* Begin LISTED ENTRIES *
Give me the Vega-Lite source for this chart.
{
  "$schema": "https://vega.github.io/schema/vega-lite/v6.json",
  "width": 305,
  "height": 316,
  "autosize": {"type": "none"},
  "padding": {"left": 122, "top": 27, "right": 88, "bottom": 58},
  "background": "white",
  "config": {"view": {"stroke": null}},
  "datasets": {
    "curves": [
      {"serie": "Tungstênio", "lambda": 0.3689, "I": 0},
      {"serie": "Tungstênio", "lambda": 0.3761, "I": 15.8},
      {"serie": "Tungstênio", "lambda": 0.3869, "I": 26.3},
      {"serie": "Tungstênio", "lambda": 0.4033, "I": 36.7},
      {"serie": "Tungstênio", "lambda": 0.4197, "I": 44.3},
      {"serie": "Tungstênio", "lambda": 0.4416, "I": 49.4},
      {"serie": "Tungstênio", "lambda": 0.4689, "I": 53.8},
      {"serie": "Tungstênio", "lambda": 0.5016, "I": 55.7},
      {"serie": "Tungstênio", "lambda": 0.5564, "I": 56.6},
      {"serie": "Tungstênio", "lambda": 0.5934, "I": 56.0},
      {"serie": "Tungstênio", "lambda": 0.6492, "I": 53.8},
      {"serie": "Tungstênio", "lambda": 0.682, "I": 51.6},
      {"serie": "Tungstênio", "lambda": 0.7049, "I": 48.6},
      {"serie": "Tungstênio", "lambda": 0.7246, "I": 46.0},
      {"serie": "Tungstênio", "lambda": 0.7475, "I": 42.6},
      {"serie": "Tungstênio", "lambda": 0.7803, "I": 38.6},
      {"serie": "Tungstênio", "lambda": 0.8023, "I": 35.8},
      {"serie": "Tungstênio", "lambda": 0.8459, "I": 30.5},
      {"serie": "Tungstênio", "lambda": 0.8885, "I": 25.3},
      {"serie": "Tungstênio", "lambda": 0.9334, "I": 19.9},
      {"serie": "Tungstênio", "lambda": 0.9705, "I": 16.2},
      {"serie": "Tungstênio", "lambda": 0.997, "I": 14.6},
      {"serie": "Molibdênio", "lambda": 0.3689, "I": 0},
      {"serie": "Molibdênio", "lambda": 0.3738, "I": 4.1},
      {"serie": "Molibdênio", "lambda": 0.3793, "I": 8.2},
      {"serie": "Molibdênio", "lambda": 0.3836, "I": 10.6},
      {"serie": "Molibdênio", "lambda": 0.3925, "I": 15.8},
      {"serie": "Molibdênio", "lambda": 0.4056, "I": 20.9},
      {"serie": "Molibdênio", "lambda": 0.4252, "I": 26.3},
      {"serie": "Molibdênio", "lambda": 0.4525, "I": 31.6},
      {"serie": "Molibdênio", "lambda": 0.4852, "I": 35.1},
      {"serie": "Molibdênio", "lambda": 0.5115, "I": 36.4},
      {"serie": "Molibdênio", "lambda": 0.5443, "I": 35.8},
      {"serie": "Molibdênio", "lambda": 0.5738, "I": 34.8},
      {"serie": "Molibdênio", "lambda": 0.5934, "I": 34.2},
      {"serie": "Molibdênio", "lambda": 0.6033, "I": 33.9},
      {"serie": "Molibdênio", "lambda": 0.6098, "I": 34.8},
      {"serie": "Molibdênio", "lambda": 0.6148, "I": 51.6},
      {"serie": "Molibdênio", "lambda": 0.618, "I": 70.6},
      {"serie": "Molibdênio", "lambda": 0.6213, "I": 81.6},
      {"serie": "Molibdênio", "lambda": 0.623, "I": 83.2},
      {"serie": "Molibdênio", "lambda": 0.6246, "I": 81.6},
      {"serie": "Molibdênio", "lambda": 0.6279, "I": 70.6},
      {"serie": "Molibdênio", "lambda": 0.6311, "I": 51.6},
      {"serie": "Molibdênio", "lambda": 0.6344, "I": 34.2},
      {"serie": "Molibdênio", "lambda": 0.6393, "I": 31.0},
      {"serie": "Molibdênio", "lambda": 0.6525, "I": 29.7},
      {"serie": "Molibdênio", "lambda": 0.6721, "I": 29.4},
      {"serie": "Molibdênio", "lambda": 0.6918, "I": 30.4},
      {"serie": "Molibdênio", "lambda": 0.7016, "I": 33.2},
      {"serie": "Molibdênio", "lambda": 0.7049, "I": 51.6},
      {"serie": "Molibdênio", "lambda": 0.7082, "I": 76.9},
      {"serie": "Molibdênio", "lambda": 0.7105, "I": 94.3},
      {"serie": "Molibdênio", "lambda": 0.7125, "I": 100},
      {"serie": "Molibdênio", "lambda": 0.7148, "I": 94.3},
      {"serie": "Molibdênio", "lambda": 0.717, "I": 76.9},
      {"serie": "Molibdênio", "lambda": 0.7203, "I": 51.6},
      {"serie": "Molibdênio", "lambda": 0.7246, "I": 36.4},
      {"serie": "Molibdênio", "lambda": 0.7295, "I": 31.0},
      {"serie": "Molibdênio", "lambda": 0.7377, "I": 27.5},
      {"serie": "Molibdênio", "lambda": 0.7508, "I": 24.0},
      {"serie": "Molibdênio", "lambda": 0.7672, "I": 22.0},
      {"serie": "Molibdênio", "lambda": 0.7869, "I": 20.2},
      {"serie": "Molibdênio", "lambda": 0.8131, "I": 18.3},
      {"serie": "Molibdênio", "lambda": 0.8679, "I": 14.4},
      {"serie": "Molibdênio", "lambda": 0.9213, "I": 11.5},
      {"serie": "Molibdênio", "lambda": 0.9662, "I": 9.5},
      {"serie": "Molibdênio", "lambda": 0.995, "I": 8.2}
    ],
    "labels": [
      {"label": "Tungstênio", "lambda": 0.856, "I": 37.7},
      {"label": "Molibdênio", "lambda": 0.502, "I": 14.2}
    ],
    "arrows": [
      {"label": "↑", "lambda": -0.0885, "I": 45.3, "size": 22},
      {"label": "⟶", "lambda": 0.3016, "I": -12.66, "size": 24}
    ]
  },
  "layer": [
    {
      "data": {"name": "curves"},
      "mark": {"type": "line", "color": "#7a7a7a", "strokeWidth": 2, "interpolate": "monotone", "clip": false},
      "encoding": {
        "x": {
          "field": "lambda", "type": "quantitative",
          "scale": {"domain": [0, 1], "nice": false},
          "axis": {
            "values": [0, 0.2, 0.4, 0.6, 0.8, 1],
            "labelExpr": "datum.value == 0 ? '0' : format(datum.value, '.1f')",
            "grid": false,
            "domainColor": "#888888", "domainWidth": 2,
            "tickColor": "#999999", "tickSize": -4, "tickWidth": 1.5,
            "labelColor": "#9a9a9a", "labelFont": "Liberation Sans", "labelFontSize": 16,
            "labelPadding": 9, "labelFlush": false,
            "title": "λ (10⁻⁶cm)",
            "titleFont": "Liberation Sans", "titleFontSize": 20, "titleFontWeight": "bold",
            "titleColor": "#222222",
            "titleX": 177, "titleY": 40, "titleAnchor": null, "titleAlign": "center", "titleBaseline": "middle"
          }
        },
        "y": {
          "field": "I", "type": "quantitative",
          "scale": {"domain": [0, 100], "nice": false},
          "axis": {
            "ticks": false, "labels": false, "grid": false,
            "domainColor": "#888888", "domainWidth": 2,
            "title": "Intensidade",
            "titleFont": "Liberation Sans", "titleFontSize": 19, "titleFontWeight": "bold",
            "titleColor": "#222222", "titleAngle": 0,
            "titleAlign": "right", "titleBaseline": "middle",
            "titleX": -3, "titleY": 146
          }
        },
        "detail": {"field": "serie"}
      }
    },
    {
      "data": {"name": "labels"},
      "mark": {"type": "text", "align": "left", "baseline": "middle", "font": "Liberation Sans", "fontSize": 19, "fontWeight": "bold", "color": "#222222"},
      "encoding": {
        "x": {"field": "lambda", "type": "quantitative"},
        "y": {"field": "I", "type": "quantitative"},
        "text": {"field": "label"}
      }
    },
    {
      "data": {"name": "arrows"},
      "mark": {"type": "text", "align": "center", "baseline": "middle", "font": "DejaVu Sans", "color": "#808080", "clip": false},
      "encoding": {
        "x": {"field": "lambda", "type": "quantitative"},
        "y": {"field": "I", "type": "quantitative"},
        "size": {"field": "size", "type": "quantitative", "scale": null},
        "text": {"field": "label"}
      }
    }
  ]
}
* End LISTED ENTRIES *
* Begin LISTED ENTRIES *
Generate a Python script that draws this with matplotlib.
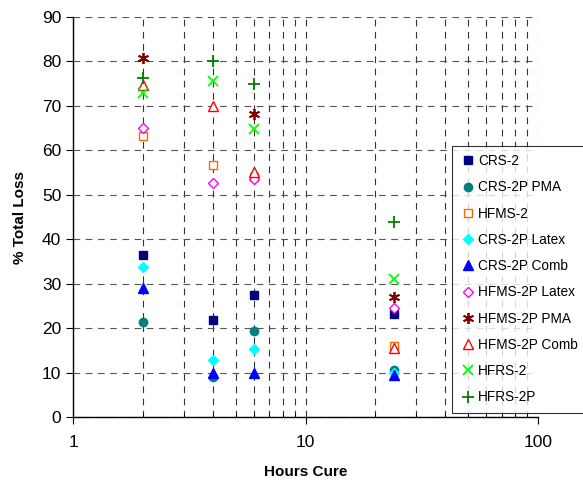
* End LISTED ENTRIES *
→ EXERCISE OBJECTIVE
Take each line of the material that contains the word "this" and list it.

→ SOLVED PROBLEM
Give me the Vega-Lite source for this chart.
Generate a Python script that draws this with matplotlib.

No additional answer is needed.